From incorporating mātauranga Māori into marine restoration to Xeno Nucleic Acids that could have impacts on cancer research and rock weathering for carbon capture, University of Waikato projects funded in the latest round of MBIE research grants have the potential to change the world.
More than $26M has been awarded to Waikato researchers and their teams from the 2022 Endeavour Fund supporting both Smart Ideas and Research Programmes. Deputy Vice-Chancellor, Research, Professor Bryony James says the funding is a testament to the quality of Waikato research.
“Recognition like this is a tangible acknowledgement of the impact and value of the work our academics and researchers do. This work has such practical implications and couldn’t be done without the support of the wider university and, of course, our collaborative partners around Aotearoa and the world.
“I am incredibly proud of what this says about the University of Waikato and the contribution these projects will make to our people, our places and our future.”
Pou Rāhui, pou tikanga, pou oranga: reigniting the mauri of Tīkapa Moana and Te Moananui-ā-Toi ($13.M)
Lead Investigator Professor Kura Paul-Burke will co-develop pragmatic restoration actions for identified marine taonga species within rāhui areas of five iwi (Ngāti Pāoa, Ngāti Tamaterā, Ngāi Tai ki Tāmaki, Ngāti Hei and Ngāti Rehua Ngāti Wai).
The project will collaborate with iwi to investigate and share localised knowledge based on a mātauranga Māori approach, supporting a deeper understanding of rāhui and existing mātauranga in a contemporary context alongside modern scientific tools.

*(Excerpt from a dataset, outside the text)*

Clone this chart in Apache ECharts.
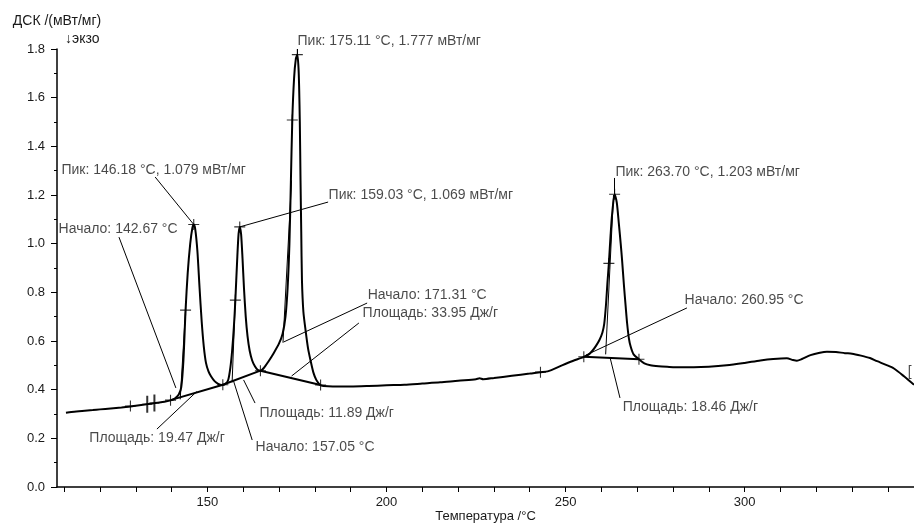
<!DOCTYPE html>
<html>
<head>
<meta charset="utf-8">
<script src="https://cdn.jsdelivr.net/npm/echarts@6.0.0/dist/echarts.min.js"></script>
<style>
  html, body { margin: 0; padding: 0; background: #fff; }
  #chart { width: 914px; height: 523px; }
</style>
</head>
<body>
<div id="chart"></div>
<script>
// кривая ДСК (температура, °C / сигнал, мВт/мг)
var tempC = [110.5, 112, 115, 118, 120, 123, 126, 128, 130, 132, 134, 136, 138, 140, 141, 142, 142.7, 143.3, 143.9, 144.5, 145.2, 145.8, 146.18, 146.6, 147.2, 147.8, 148.4, 149.0, 149.6, 150.3, 151, 152, 153, 154,
  155, 155.8, 156.4, 156.9, 157.4, 157.8, 158.3, 158.7, 159.03, 159.4, 159.8, 160.2, 160.7, 161.2, 161.8, 162.5, 163.3, 164.0, 164.8,
  165.8, 167, 168.5, 170, 171, 171.8, 172.4, 172.9, 173.3, 173.7, 174.2, 174.7, 175.11, 175.5, 175.8, 176.0, 176.2, 176.4, 176.8, 177.4, 178.1, 178.8, 179.6, 180.4, 181.1, 181.6,
  182.5, 185, 190, 195, 200, 205, 210, 215, 220, 225, 226, 227, 230, 235, 240, 243, 245, 249, 252, 255.1,
  256.5, 257.5, 258.5, 259.5, 260.3, 260.8, 261.3, 261.7, 262.1, 262.6, 263.0, 263.7, 264.3, 264.9, 265.4, 265.8, 266.3, 266.8, 267.2, 267.7, 268.2, 269, 270.5,
  272, 273.7, 276, 278.4, 282, 285.8, 290, 295, 300, 304.4, 308, 311.8, 313.5, 314.6, 316, 318.4, 321, 323, 325.5, 328, 330, 332.5, 335, 337, 339.5, 341.7, 344.5, 347.3]
var dscValue = [0.305, 0.308, 0.312, 0.316, 0.319, 0.323, 0.327, 0.330, 0.334, 0.338, 0.342, 0.346, 0.350, 0.357, 0.365, 0.380, 0.410, 0.520, 0.727, 0.880, 1.000, 1.065, 1.079, 1.060, 0.970, 0.820, 0.680, 0.576, 0.510, 0.475, 0.455, 0.435, 0.424, 0.419,
  0.423, 0.440, 0.490, 0.560, 0.660, 0.768, 0.930, 1.040, 1.069, 1.040, 0.940, 0.820, 0.700, 0.620, 0.560, 0.520, 0.495, 0.482, 0.478,
  0.490, 0.515, 0.550, 0.590, 0.630, 0.700, 0.820, 1.000, 1.250, 1.508, 1.680, 1.760, 1.777, 1.700, 1.500, 1.260, 1.050, 0.850, 0.720, 0.645, 0.570, 0.520, 0.470, 0.440, 0.425, 0.419,
  0.415, 0.413, 0.413, 0.415, 0.418, 0.420, 0.425, 0.430, 0.437, 0.443, 0.447, 0.443, 0.448, 0.457, 0.466, 0.472, 0.475, 0.500, 0.518, 0.535,
  0.545, 0.560, 0.580, 0.605, 0.635, 0.670, 0.750, 0.840, 0.919, 1.040, 1.120, 1.203, 1.170, 1.080, 1.000, 0.930, 0.830, 0.740, 0.672, 0.610, 0.576, 0.545, 0.525,
  0.508, 0.500, 0.496, 0.494, 0.492, 0.492, 0.494, 0.500, 0.510, 0.520, 0.526, 0.529, 0.522, 0.519, 0.526, 0.542, 0.552, 0.556, 0.555, 0.550, 0.548, 0.540, 0.530, 0.517, 0.502, 0.487, 0.455, 0.420]

// метки "+"
var markT = [128.5, 139.7, 143.9, 146.18, 154.3, 157.8, 159.03, 164.8, 173.7, 175.11, 181.6, 243, 255.1, 262.1, 263.7, 270.5]
var markV = [0.333, 0.357, 0.727, 1.079, 0.420, 0.768, 1.069, 0.478, 1.508, 1.777, 0.419, 0.472, 0.535, 0.919, 1.203, 0.525]
var tallT = [133.2, 135.2]
var tallV = [0.340, 0.345]

// базовые линии интегрирования
var baseLines = [
  [[139.7, 0.357], [154.1, 0.419]],
  [[154.1, 0.419], [164.8, 0.478]],
  [[164.8, 0.478], [181.6, 0.419]],
  [[255.1, 0.535], [270.5, 0.525]]
]
// касательные и выноски
var thinLines = [
  [[142.4, 0.36], [143.9, 0.73]],
  [[156.9, 0.43], [157.8, 0.77]],
  [[171.1, 0.593], [173.5, 1.26]],
  [[261.2, 0.545], [263.4, 1.20]],
  [[175.11, 1.80], [175.11, 1.777]],
  [[135.4, 1.274], [146.18, 1.079]],
  [[125.3, 1.027], [141.2, 0.407]],
  [[183.7, 1.171], [159.03, 1.069]],
  [[194.6, 0.756], [171.3, 0.596]],
  [[192.3, 0.674], [173.5, 0.456]],
  [[163.3, 0.345], [160.1, 0.440]],
  [[162.5, 0.193], [157.2, 0.440]],
  [[135.9, 0.238], [147.0, 0.392]],
  [[263.7, 1.27], [263.7, 1.203]],
  [[283.9, 0.736], [255.7, 0.542]],
  [[265.2, 0.366], [262.4, 0.534]]
]

// подписи
var annotText = ['Пик: 175.11 °C, 1.777 мВт/мг', 'Пик: 146.18 °C, 1.079 мВт/мг', 'Начало: 142.67 °C', 'Пик: 159.03 °C, 1.069 мВт/мг',
  'Начало: 171.31 °C', 'Площадь: 33.95 Дж/г', 'Площадь: 11.89 Дж/г', 'Начало: 157.05 °C', 'Площадь: 19.47 Дж/г',
  'Пик: 263.70 °C, 1.203 мВт/мг', 'Начало: 260.95 °C', 'Площадь: 18.46 Дж/г', '[']
var annotT = [175.02, 109.1, 108.3, 183.7, 194.6, 193.2, 164.4, 163.3, 116.9, 263.8, 283.1, 265.8, 345.4]
var annotV = [1.833, 1.303, 1.060, 1.200, 0.789, 0.715, 0.304, 0.164, 0.201, 1.295, 0.768, 0.329, 0.473]

var xTickValues = [110, 120, 130, 140, 150, 160, 170, 180, 190, 200, 210, 220, 230, 240, 250, 260, 270, 280, 290, 300, 310, 320, 330, 340]
var xLabelValues = [150, 200, 250, 300]

var font = 'Liberation Sans, Arial, sans-serif'
var myChart = echarts.init(document.getElementById('chart'))

var curve = tempC.map(function(t, i) { return [t, dscValue[i]] })
var toLines = function(arr) { return arr.map(function(c) { return { coords: c } }) }

myChart.setOption({
  animation: false,
  backgroundColor: '#fff',
  grid: { left: 57, right: 0, top: 49, bottom: 36, outerBoundsMode: 'none', containLabel: false },
  graphic: [{
    type: 'text', left: 65, top: 32,
    style: { text: '↓экзо', fontSize: 14, fontFamily: font, fill: '#1a1a1a' }
  }],
  xAxis: {
    type: 'value',
    min: 108,
    max: 347.3,
    name: 'Температура /°C',
    nameLocation: 'middle',
    nameGap: 23,
    nameMoveOverlap: false,
    nameTextStyle: { fontSize: 13, fontFamily: font, color: '#1a1a1a' },
    axisLine: { lineStyle: { color: '#000', width: 1.5 } },
    axisTick: { show: true, length: 5, customValues: xTickValues, lineStyle: { color: '#000' } },
    axisLabel: { customValues: xLabelValues, margin: 9, fontSize: 13, fontFamily: font, color: '#1a1a1a' },
    splitLine: { show: false }
  },
  yAxis: {
    type: 'value',
    min: 0,
    max: 1.8,
    interval: 0.2,
    name: 'ДСК /(мВт/мг)',
    nameLocation: 'end',
    nameGap: 21,
    nameTextStyle: { fontSize: 14, fontFamily: font, color: '#1a1a1a' },
    axisLine: { show: true, lineStyle: { color: '#000', width: 1.5 } },
    axisTick: { show: true, length: 6, lineStyle: { color: '#000' } },
    minorTick: { show: true, splitNumber: 2, length: 3, lineStyle: { color: '#000' } },
    axisLabel: {
      margin: 12, fontSize: 13, fontFamily: font, color: '#1a1a1a',
      formatter: function(v) { return v.toFixed(1) }
    },
    splitLine: { show: false }
  },
  series: [
    {
      name: 'ДСК',
      type: 'line',
      data: curve,
      symbol: 'none',
      smooth: 0.25,
      lineStyle: { color: '#000', width: 2 }
    },
    {
      type: 'lines',
      coordinateSystem: 'cartesian2d',
      data: toLines(baseLines),
      lineStyle: { color: '#000', width: 2, opacity: 1 }
    },
    {
      type: 'lines',
      coordinateSystem: 'cartesian2d',
      data: toLines(thinLines),
      lineStyle: { color: '#000', width: 1, opacity: 1 }
    },
    {
      type: 'scatter',
      data: markT.map(function(t, i) { return [t, markV[i]] }),
      symbol: 'path://M0,4.5L10,4.5L10,5.5L0,5.5Z M4.5,0L5.5,0L5.5,10L4.5,10Z',
      symbolSize: [11, 11],
      itemStyle: { color: '#000' },
      clip: false
    },
    {
      type: 'scatter',
      data: tallT.map(function(t, i) { return [t, tallV[i]] }),
      symbol: 'path://M0,7.5L10,7.5L10,8.5L0,8.5Z M4,0L6,0L6,16L4,16Z',
      symbolSize: [10, 17],
      itemStyle: { color: '#000' },
      clip: false
    },
    {
      type: 'scatter',
      data: annotT.map(function(t, i) { return { name: annotText[i], value: [t, annotV[i]] } }),
      symbolSize: 1,
      itemStyle: { color: 'rgba(0,0,0,0)' },
      clip: false,
      label: {
        show: true,
        position: 'right',
        distance: 0,
        formatter: '{b}',
        fontSize: 14,
        fontFamily: font,
        color: '#1a1a1a'
      }
    }
  ]
})
window.addEventListener('resize', function() {
  myChart.resize()
})
</script>
</body>
</html>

It also aims to develop capability within the iwi for assessing the need for and implementing and managing rāhui, creating a space for new iwi-led, mātauranga and science-based decision-making and management/restoration of coastal ecosystems.
Toka ākau toitu Kaitiakitanga - building a sustainable future for coastal reef ecosystems ($8.8M)

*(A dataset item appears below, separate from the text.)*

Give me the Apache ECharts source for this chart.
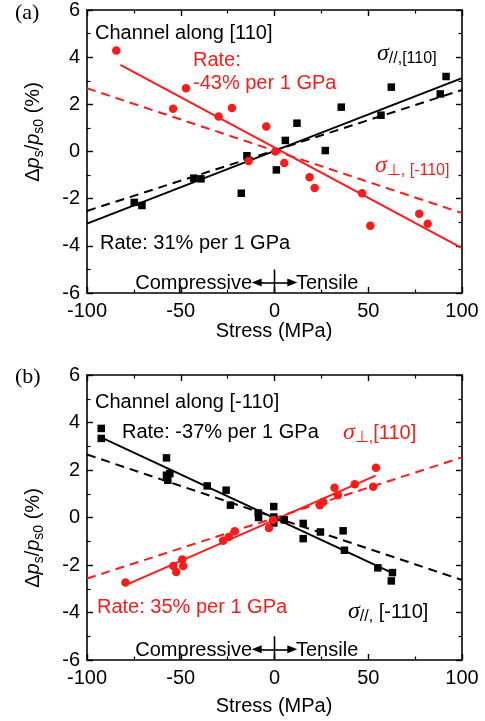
<!DOCTYPE html>
<html>
<head>
<meta charset="utf-8">
<script src="https://cdn.jsdelivr.net/npm/echarts@6/dist/echarts.min.js"></script>
<style>
  html, body { margin: 0; padding: 0; background: #fff; }
  #chart { width: 485px; height: 721px; }
</style>
</head>
<body>
<div id="chart"></div>
<script>
// Panel (a): channel along [110]
const aParallelPoints = [
  [-74.8, -2.16], [-70.7, -2.29], [-43.1, -1.13], [-39.2, -1.16], [-17.7, -1.77],
  [-14.7, -0.18], [1.0, -0.78], [5.8, 0.47], [12.0, 1.20], [27.1, 0.04],
  [35.6, 1.88], [56.8, 1.54], [62.3, 2.73], [88.4, 2.44], [91.5, 3.18]
];
const aPerpPoints = [
  [-84.4, 4.28], [-47.2, 2.68], [-54.1, 1.81], [-29.8, 1.48], [-22.7, 1.84],
  [-13.8, -0.40], [-4.4, 1.06], [0.4, 0.0], [5.2, -0.49], [18.7, -1.09],
  [21.4, -1.55], [46.7, -1.77], [51.1, -3.15], [77.2, -2.64], [81.7, -3.06]
];
const aParallelFit = [[-100, -3.06], [100, 3.11]];
const aParallelRef = [[-100, -2.52], [100, 2.61]];
const aPerpFit = [[-82.2, 3.67], [100, -4.10]];
const aPerpRef = [[-100, 2.68], [100, -2.61]];

// Panel (b): channel along [-110]
const bParallelPoints = [
  [-92.4, 3.75], [-92.4, 3.33], [-57.6, 2.51], [-57.6, 1.78], [-55.8, 1.85],
  [-56.9, 1.57], [-35.9, 1.33], [-25.8, 1.15], [-23.5, 0.52], [-8.7, 0.19],
  [-8.5, 0.0], [-0.4, 0.46], [-0.4, 0.02], [-0.4, -0.23], [5.2, -0.10],
  [15.3, -0.25], [15.3, -0.89], [24.5, -0.61], [36.6, -0.56], [37.3, -1.38],
  [55.1, -2.12], [62.9, -2.32], [62.3, -2.67]
];
const bPerpPoints = [
  [-79.5, -2.74], [-54.0, -2.04], [-52.4, -2.29], [-49.2, -1.77], [-48.7, -2.04],
  [-27.4, -0.98], [-24.4, -0.82], [-21.2, -0.58], [-3.0, -0.44], [-0.8, -0.10],
  [24.2, 0.52], [26.0, 0.66], [32.0, 1.25], [33.8, 0.94], [42.8, 1.40],
  [52.6, 1.29], [54.1, 2.09]
];
const bParallelFit = [[-92.5, 3.37], [63.6, -2.36]];
const bParallelRef = [[-100, 2.65], [100, -2.63]];
const bPerpFit = [[-79.5, -2.85], [53.9, 1.76]];
const bPerpRef = [[-100, -2.57], [100, 2.53]];

// Axis ranges and ticks
const xRange = [-100, 100];
const xStep = 50;
const yRange = [-6, 6];
const yStep = 2;
// Compressive / Tensile marker: vertical divider and arrow tips (MPa, %)
const dividerLine = [[0, -6], [0, -5.0]];
const arrowLevel = -5.55;
const arrowTips = [-9.5, 9.5];

const RED = '#ff1a1a';
const BLACK = '#000';
const FONT = '"Liberation Sans", Arial, sans-serif';
const SERIF = '"Liberation Serif", "Times New Roman", serif';

const chart = echarts.init(document.getElementById('chart'), null, { renderer: 'canvas' });

const grids = [
  { left: 87, right: 23, top: 10, height: 283 },
  { left: 87, right: 23, top: 375, height: 285 }
];

function xAxes(gi) {
  const base = {
    gridIndex: gi, type: 'value', min: xRange[0], max: xRange[1], interval: xStep,
    axisLine: { show: true, onZero: false, lineStyle: { color: BLACK, width: 1.6 } },
    axisTick: { show: true, inside: true, length: 6, lineStyle: { color: BLACK, width: 1.4 } },
    minorTick: { show: true, splitNumber: 2, length: 3.5, lineStyle: { color: BLACK, width: 1.2 } },
    splitLine: { show: false }
  };
  return [
    Object.assign({}, base, {
      position: 'bottom',
      axisLabel: { show: true, color: BLACK, fontSize: 20, fontFamily: FONT, margin: 8 }
    }),
    Object.assign({}, base, { position: 'top', axisLabel: { show: false } })
  ];
}
function yAxes(gi) {
  const base = {
    gridIndex: gi, type: 'value', min: yRange[0], max: yRange[1], interval: yStep,
    axisLine: { show: true, onZero: false, lineStyle: { color: BLACK, width: 1.6 } },
    axisTick: { show: true, inside: true, length: 6, lineStyle: { color: BLACK, width: 1.4 } },
    minorTick: { show: true, splitNumber: 2, length: 3.5, lineStyle: { color: BLACK, width: 1.2 } },
    splitLine: { show: false }
  };
  return [
    Object.assign({}, base, {
      position: 'left',
      axisLabel: { show: true, color: BLACK, fontSize: 20, fontFamily: FONT, margin: 7 }
    }),
    Object.assign({}, base, { position: 'right', axisLabel: { show: false } })
  ];
}

function fitLine(data, color, dashed, xi, yi) {
  return {
    type: 'line', xAxisIndex: xi, yAxisIndex: yi, data: data,
    showSymbol: false, symbol: 'none', silent: true, z: 2,
    lineStyle: { color: color, width: 2, type: dashed ? [9, 6] : 'solid' }
  };
}
function points(data, color, shape, size, xi, yi) {
  return {
    type: 'scatter', xAxisIndex: xi, yAxisIndex: yi, data: data,
    symbol: shape, symbolSize: size, z: 3,
    itemStyle: { color: color, opacity: 1 }
  };
}
function divider(xi, yi) {
  const lineStyle = { color: BLACK, width: 1.6, type: 'solid' };
  return {
    type: 'line', xAxisIndex: xi, yAxisIndex: yi, data: dividerLine,
    showSymbol: false, symbol: 'none', silent: true, z: 4,
    lineStyle: lineStyle,
    markLine: {
      silent: true, symbol: ['none', 'triangle'], symbolSize: [8, 10],
      label: { show: false }, lineStyle: lineStyle, animation: false,
      data: arrowTips.map(t => [{ coord: [0, arrowLevel] }, { coord: [t, arrowLevel] }])
    }
  };
}

const series = [];
// panel (a): x axes 0/1, y axes 0/1
series.push(fitLine(aParallelRef, BLACK, true, 0, 0));
series.push(fitLine(aPerpRef, RED, true, 0, 0));
series.push(fitLine(aParallelFit, BLACK, false, 0, 0));
series.push(fitLine(aPerpFit, RED, false, 0, 0));
series.push(points(aParallelPoints, BLACK, 'rect', 7.5, 0, 0));
series.push(points(aPerpPoints, RED, 'circle', 8.5, 0, 0));
series.push(divider(0, 0));
// panel (b): x axes 2/3, y axes 2/3
series.push(fitLine(bParallelRef, BLACK, true, 2, 2));
series.push(fitLine(bPerpRef, RED, true, 2, 2));
series.push(fitLine(bParallelFit, BLACK, false, 2, 2));
series.push(fitLine(bPerpFit, RED, false, 2, 2));
series.push(points(bParallelPoints, BLACK, 'rect', 7.5, 2, 2));
series.push(points(bPerpPoints, RED, 'circle', 8.5, 2, 2));
series.push(divider(2, 2));

// text helpers
function txt(x, y, text, color, opts) {
  return Object.assign({
    type: 'text', x: x, y: y, z: 10,
    style: Object.assign({
      text: text, fill: color, font: '20px ' + FONT,
      textAlign: 'left', textVerticalAlign: 'middle'
    }, (opts && opts.style) || {})
  }, (opts && opts.el) || {});
}
function richTxt(x, y, text, color, rich, align) {
  return {
    type: 'text', x: x, y: y, z: 10,
    style: {
      text: text, fill: color, fontFamily: FONT, fontSize: 20,
      align: align || 'left', verticalAlign: 'middle', rich: rich
    }
  };
}
const sigmaRich = (color) => ({
  s: { fontFamily: SERIF, fontStyle: 'italic', fontSize: 24, lineHeight: 26, fill: color, color: color },
  sub: { fontFamily: FONT, fontSize: 16, lineHeight: 14, verticalAlign: 'bottom', fill: color, color: color },
  n: { fontFamily: FONT, fontSize: 20, lineHeight: 26, fill: color, color: color }
});
const yNameRich = {
  n: { fontFamily: FONT, fontSize: 20, lineHeight: 26 },
  i: { fontFamily: FONT, fontSize: 20, fontStyle: 'italic', lineHeight: 26 },
  sub: { fontFamily: FONT, fontSize: 14, lineHeight: 14, verticalAlign: 'bottom' }
};
const yNameText = '{n|Δ}{i|p}{sub|s}{n|/}{i|p}{sub|s0}{n| (%)}';

function yName(cy) {
  return {
    type: 'text', x: 33, y: cy, rotation: Math.PI / 2, z: 10,
    style: {
      text: yNameText, fill: BLACK, fontFamily: FONT, fontSize: 20,
      align: 'center', verticalAlign: 'middle', rich: yNameRich
    }
  };
}

const graphic = [
  // panel (a)
  txt(15, 13, '(a)', BLACK, { style: { font: '22px ' + SERIF } }),
  yName(132),
  txt(274, 331, 'Stress (MPa)', BLACK, { style: { textAlign: 'center' } }),
  txt(95, 33, 'Channel along [110]', BLACK),
  txt(193, 60, 'Rate:', RED),
  txt(193, 83, '-43% per 1 GPa', RED),
  richTxt(377, 54, '{s|σ}{sub|//,[110]}', BLACK, sigmaRich(BLACK)),
  richTxt(375, 166, '{s|σ}{sub|⊥, [-110]}', RED, sigmaRich(RED)),
  txt(100, 243, 'Rate: 31% per 1 GPa', BLACK),
  txt(252, 283, 'Compressive', BLACK, { style: { textAlign: 'right' } }),
  txt(296, 283, 'Tensile', BLACK),
  // panel (b)
  txt(15, 377, '(b)', BLACK, { style: { font: '22px ' + SERIF } }),
  yName(538),
  txt(274, 706, 'Stress (MPa)', BLACK, { style: { textAlign: 'center' } }),
  txt(95, 402, 'Channel along [-110]', BLACK),
  txt(122, 432, 'Rate: -37% per 1 GPa', BLACK),
  richTxt(343, 433, '{s|σ}{sub|⊥,}{n|[110]}', RED, sigmaRich(RED)),
  txt(97, 607, 'Rate: 35% per 1 GPa', RED),
  richTxt(348, 612, '{s|σ}{sub|//,}{n| [-110]}', BLACK, sigmaRich(BLACK)),
  txt(252, 650, 'Compressive', BLACK, { style: { textAlign: 'right' } }),
  txt(296, 650, 'Tensile', BLACK)
];

chart.setOption({
  animation: false,
  backgroundColor: '#fff',
  grid: grids,
  xAxis: xAxes(0).concat(xAxes(1)),
  yAxis: yAxes(0).concat(yAxes(1)),
  series: series,
  graphic: graphic
});
</script>
</body>
</html>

Professor Chris Battershill is the Lead Investigator on this project, which will incorporate mātauranga Māori in work to improve the health of the coastal environment and contribute to reversing the decline of New Zealand’s kelp ecosystems.
Using test kelp forest beds in four economically, ecologically and culturally important regions, the project will work across three themes to establish pathways into co-management models, test and model variables between and within regions, and assess and evaluate interventions.
The impact will be seen in more resilient rocky reef ecosystems, and the development of sustainable intergenerational management strategies for kaimoana and marine health.
Enhanced rock weathering for large-scale capture of carbon dioxide in Aotearoa
Dr Terry Isson is investigating the potential for accelerating rock weathering in permanent pasture, with the goal of increasing carbon capture rates and contributing to carbon neutrality in farming.
Spatially mapping galaxiid nests with scent detection dogs and unmanned aerial vehicles
Dr Nicholas Ling will use scent detection dogs and drones to gather data on whitebait spawning areas for the benefit of environmental and fishery management planning. A ligase-based solution for non-natural nucleic acid synthesis Dr Adele Williamson is developing a platform for synthesising artificial versions of natural DNA and RNA, or XNAs, which hold the potential to advance biosensing, diagnostics and therapeutics.
Lightweight compliant mechanism robotic grippers for fruit harvesting
Dr Ajit Pal Singh is developing a new generation of fruit harvesting robotic grippers in support of increasing the commercialisation potential of high-value agritech tools from New Zealand.